Anyone willing to take a crack?  (I'm aware that the surrounding goo
might not be as efficient as possible; what I'm mostly worried about are
the two points above).

If I could get the book, I would...

merlyn@iwarp.intel.com (Randal L. Schwartz) (04/24/91)

In article <1991Apr23.202307.2454@kfw.COM>, dan@kfw (Dan Mick) writes:
| Often, I want to dump a file full of fixed-length records.  The one way I've
| been using is
| 
| #!/usr/local/bin/perl
| 
| $stbuf_def="ccCCCCCCSSII"; 		# unpack codes for struct
| $streclen=20;				# length of above in bytes
| $/ = 0777;				# slurp in the whole file
| $_ = <>;				# into $_
| 
| $inputlen = length($_);
| $offset = 0;
| 
| while ($inputlen > 0) {
| 	$rec = substr($_, $offset, $streclen);
| 
| 	<unpack and print $rec>
| 
| 	$inputlen -= $streclen;
| 	$offset += $streclen;
| }
| 
| 
| ...but it strikes me that 1) the "slurp in whole file" will fail someday,
| and 2) the copy in the substr() can't be efficient.
| 
| Anyone willing to take a crack?  (I'm aware that the surrounding goo
| might not be as efficient as possible; what I'm mostly worried about are
| the two points above).

Yeah, do something like:

$stbuf_def="ccCCCCCCSSII"; 		# unpack codes for struct
$streclen = length(pack($stbuf_def, ())); # length of above in bytes

while (read(STDIN, $buf, $streclen) == $streclen) {
	@fields = unpack($stbuf_def, $buf); # process $buf
}

This presumes that you don't *really* need the full power of the <>
construct... if you do, it'd be a bit trickier.

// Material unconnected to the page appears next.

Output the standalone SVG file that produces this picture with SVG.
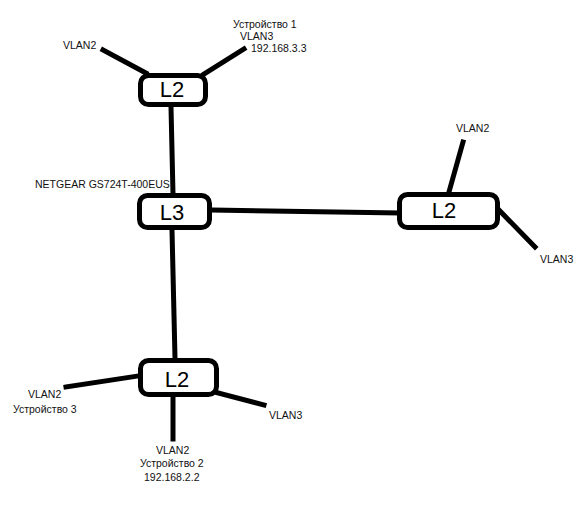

| If I could get the book, I would...

(What stops you? :-)

print pack("c*",unpack("c*","Just another Perl hacker,"))
-- 
/=Randal L. Schwartz, Stonehenge Consulting Services (503)777-0095 ==========\
| on contract to Intel's iWarp project, Beaverton, Oregon, USA, Sol III      |
| merlyn@iwarp.intel.com ...!any-MX-mailer-like-uunet!iwarp.intel.com!merlyn |
\=Cute Quote: "Intel: putting the 'backward' in 'backward compatible'..."====/

lwall@jpl-devvax.jpl.nasa.gov (Larry Wall) (04/24/91)

In article <1991Apr23.202307.2454@kfw.COM> dan@kfw.com (Dan Mick) writes:
: Often, I want to dump a file full of fixed-length records.  The one way I've
: been using is
: 
: #!/usr/local/bin/perl
: 
: $stbuf_def="ccCCCCCCSSII"; 		# unpack codes for struct
: $streclen=20;				# length of above in bytes
: $/ = 0777;				# slurp in the whole file
: $_ = <>;				# into $_
: 
: $inputlen = length($_);
: $offset = 0;
: 
: while ($inputlen > 0) {
: 	$rec = substr($_, $offset, $streclen);
: 
: 	<unpack and print $rec>
: 
: 	$inputlen -= $streclen;
: 	$offset += $streclen;
: }
: 
: 
: ...but it strikes me that 1) the "slurp in whole file" will fail someday,
: and 2) the copy in the substr() can't be efficient.
: 
: Anyone willing to take a crack?  (I'm aware that the surrounding goo
: might not be as efficient as possible; what I'm mostly worried about are
: the two points above).

Recalling that read actually uses stdio for efficiency, and desiring to
emulate the <> semantics, which may be overkill, we get:

    #!/usr/local/bin/perl

    $stbuf_def = "ccCCCCCCSSII"; 		# unpack codes for struct
    $streclen = length(pack($stbuf_def, 0));	# length of above in bytes

    @ARGV = '-' unless @ARGV;

    foreach $file (@ARGV) {
	open(IN, $file) || do { warn "Can't open $file: $!\n"; next; };
	while (read(IN, $_, $streclen)) {
		<unpack and print $rec>
	}
    }

Larry

dan@kfw.COM (Dan Mick) (04/26/91)

Ah.  Forgot completely about read().  

(And answers from both Book authors!  Wow.  Thanks.)